▸ WHAT IS ASKED:
Locate the line that contains "Recreate this image" in the entries below, then repeat it and every following line through the line that contains "import pandas as pd", exactly, and no others.

Dataset rows:
----------

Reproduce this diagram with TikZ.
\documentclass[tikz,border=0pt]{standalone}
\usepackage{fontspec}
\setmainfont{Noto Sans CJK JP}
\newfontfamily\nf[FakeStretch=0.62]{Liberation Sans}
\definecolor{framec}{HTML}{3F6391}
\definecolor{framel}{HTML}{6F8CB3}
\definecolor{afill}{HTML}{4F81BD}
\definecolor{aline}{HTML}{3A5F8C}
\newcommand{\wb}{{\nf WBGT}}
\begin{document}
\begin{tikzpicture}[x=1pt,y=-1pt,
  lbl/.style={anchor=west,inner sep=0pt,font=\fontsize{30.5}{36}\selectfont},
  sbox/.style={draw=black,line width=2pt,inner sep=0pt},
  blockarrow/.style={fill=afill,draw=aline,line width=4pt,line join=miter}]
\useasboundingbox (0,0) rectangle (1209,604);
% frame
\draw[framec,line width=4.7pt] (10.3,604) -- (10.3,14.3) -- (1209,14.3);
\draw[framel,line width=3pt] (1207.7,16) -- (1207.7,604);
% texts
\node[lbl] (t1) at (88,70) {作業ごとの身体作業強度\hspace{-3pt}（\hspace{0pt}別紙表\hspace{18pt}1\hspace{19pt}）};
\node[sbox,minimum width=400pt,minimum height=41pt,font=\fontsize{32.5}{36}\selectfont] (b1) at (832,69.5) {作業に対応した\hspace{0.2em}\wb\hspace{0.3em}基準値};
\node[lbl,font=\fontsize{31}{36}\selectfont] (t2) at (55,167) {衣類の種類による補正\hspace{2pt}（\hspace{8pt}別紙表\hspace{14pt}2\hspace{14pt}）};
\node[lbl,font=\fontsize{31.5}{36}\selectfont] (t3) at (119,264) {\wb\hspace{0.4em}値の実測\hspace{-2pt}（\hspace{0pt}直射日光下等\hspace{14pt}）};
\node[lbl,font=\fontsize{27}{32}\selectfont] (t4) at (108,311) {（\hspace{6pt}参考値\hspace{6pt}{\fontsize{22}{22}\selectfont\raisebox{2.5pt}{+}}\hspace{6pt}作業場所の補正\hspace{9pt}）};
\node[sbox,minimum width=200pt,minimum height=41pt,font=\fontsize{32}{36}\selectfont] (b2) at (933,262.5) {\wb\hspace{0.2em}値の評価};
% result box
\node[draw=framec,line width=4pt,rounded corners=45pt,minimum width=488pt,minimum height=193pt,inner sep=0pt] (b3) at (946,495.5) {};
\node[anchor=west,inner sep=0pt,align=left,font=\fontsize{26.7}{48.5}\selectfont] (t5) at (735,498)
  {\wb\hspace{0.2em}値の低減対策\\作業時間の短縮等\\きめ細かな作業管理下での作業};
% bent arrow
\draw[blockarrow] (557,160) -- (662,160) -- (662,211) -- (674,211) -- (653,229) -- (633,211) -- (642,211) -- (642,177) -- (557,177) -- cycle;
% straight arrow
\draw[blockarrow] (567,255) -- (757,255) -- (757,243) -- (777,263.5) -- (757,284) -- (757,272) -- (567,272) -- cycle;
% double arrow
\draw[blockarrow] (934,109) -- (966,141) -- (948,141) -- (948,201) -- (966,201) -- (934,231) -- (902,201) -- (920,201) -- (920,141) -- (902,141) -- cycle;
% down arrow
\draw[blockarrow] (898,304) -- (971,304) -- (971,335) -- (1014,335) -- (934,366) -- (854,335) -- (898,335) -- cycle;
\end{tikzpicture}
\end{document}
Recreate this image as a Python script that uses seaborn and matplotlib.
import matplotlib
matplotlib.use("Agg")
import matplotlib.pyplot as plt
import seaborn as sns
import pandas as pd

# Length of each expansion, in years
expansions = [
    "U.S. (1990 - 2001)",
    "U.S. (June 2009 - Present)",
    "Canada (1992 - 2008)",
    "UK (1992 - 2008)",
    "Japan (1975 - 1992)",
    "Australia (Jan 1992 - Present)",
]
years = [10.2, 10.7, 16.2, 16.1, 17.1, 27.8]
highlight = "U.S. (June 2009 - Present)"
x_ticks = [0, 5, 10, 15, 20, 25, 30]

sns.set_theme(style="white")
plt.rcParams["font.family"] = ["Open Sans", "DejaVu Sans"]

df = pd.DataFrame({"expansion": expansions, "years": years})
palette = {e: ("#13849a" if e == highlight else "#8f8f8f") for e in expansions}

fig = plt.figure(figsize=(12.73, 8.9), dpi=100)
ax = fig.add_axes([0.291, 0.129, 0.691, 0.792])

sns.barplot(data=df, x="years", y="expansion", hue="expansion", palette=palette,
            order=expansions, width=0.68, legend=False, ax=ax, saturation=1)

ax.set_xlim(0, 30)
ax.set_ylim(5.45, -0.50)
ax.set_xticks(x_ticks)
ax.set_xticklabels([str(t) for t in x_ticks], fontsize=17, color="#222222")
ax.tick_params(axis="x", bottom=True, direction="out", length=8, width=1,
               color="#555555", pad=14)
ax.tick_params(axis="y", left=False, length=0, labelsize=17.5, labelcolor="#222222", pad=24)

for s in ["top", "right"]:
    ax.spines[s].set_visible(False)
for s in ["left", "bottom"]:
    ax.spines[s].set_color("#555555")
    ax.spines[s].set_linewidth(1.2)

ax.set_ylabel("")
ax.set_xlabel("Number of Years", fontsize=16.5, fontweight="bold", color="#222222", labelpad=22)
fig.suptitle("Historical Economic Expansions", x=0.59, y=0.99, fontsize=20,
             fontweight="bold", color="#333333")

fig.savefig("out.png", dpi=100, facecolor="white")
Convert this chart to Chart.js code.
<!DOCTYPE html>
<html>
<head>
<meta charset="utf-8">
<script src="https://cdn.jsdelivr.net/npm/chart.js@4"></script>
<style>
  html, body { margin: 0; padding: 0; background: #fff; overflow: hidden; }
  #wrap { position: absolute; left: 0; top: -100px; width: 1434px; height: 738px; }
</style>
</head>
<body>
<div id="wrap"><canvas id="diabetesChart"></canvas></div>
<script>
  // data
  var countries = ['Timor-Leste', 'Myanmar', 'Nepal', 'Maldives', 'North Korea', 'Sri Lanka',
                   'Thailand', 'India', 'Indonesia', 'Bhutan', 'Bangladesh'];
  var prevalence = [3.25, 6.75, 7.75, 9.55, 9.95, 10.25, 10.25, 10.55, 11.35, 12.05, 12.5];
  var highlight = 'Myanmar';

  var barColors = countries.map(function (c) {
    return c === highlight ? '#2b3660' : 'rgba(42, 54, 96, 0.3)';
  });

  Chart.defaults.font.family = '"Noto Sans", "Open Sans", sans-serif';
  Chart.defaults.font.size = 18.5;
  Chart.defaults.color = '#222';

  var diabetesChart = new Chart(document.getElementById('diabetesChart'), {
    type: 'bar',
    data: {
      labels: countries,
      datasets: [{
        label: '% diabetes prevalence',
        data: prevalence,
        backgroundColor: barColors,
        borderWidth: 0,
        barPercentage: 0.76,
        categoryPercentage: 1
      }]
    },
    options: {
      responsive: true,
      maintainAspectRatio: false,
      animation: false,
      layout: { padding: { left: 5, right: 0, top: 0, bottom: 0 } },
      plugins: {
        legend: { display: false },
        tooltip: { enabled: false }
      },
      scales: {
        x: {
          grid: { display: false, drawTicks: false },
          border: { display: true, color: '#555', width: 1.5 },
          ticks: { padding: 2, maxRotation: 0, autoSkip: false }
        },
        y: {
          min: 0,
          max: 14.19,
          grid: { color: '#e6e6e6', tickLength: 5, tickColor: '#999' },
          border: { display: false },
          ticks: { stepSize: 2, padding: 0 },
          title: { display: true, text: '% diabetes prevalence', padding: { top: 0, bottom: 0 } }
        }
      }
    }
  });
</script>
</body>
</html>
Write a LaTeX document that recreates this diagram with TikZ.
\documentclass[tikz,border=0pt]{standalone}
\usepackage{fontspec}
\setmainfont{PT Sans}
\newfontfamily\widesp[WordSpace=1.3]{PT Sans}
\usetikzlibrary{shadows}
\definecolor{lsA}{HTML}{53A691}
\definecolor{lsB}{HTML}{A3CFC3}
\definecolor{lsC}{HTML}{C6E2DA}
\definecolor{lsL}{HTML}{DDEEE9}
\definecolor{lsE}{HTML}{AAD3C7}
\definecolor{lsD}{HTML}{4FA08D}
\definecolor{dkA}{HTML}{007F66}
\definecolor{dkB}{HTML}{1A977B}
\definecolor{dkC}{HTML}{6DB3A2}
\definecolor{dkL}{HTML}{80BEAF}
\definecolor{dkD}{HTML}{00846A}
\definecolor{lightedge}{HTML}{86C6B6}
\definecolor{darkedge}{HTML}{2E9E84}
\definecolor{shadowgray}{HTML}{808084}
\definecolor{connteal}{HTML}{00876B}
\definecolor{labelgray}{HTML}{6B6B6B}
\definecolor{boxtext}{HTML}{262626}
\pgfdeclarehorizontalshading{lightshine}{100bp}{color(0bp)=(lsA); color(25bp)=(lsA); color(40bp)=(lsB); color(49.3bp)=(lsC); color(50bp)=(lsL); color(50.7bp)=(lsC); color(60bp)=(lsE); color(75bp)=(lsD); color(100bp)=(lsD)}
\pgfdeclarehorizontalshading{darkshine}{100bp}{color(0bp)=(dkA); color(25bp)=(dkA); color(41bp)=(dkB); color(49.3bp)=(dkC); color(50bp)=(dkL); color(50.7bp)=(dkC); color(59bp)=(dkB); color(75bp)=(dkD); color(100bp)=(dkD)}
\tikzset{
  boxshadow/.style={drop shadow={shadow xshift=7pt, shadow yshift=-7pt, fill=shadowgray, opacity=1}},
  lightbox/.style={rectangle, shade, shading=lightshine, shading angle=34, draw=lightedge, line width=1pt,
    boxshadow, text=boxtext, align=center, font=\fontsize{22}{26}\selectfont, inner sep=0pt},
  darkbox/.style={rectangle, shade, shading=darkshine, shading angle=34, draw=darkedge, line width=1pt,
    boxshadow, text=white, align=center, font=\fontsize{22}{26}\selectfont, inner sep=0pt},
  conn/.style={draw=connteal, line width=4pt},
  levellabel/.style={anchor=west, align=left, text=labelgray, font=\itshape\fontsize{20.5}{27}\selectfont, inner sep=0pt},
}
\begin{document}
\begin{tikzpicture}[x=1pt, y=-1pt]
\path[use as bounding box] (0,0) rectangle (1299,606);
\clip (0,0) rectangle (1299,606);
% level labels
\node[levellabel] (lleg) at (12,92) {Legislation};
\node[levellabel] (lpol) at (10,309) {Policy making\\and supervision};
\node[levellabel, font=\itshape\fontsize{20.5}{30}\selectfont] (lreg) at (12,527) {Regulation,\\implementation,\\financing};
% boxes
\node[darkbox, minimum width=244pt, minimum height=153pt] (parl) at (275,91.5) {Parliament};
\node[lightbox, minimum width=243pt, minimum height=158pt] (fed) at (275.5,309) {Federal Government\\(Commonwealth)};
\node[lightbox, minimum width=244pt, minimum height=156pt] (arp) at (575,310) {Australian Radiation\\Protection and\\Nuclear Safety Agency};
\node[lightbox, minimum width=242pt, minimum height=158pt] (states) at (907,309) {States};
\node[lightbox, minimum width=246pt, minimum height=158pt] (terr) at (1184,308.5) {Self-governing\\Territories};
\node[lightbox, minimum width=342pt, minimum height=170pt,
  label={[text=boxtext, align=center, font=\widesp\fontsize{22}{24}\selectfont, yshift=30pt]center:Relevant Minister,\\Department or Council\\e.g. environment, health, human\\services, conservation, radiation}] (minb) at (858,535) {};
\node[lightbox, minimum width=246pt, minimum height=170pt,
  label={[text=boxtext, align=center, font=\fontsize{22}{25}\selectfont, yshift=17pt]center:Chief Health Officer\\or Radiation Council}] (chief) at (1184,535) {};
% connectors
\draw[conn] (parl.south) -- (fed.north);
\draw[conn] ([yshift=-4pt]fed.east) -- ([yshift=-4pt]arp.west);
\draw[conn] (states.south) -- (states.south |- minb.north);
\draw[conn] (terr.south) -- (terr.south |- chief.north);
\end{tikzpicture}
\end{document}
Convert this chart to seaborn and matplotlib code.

----------

▸ TASK RESULT:
Recreate this image as a Python script that uses seaborn and matplotlib.
import matplotlib
matplotlib.use("Agg")
import matplotlib.pyplot as plt
import seaborn as sns
import pandas as pd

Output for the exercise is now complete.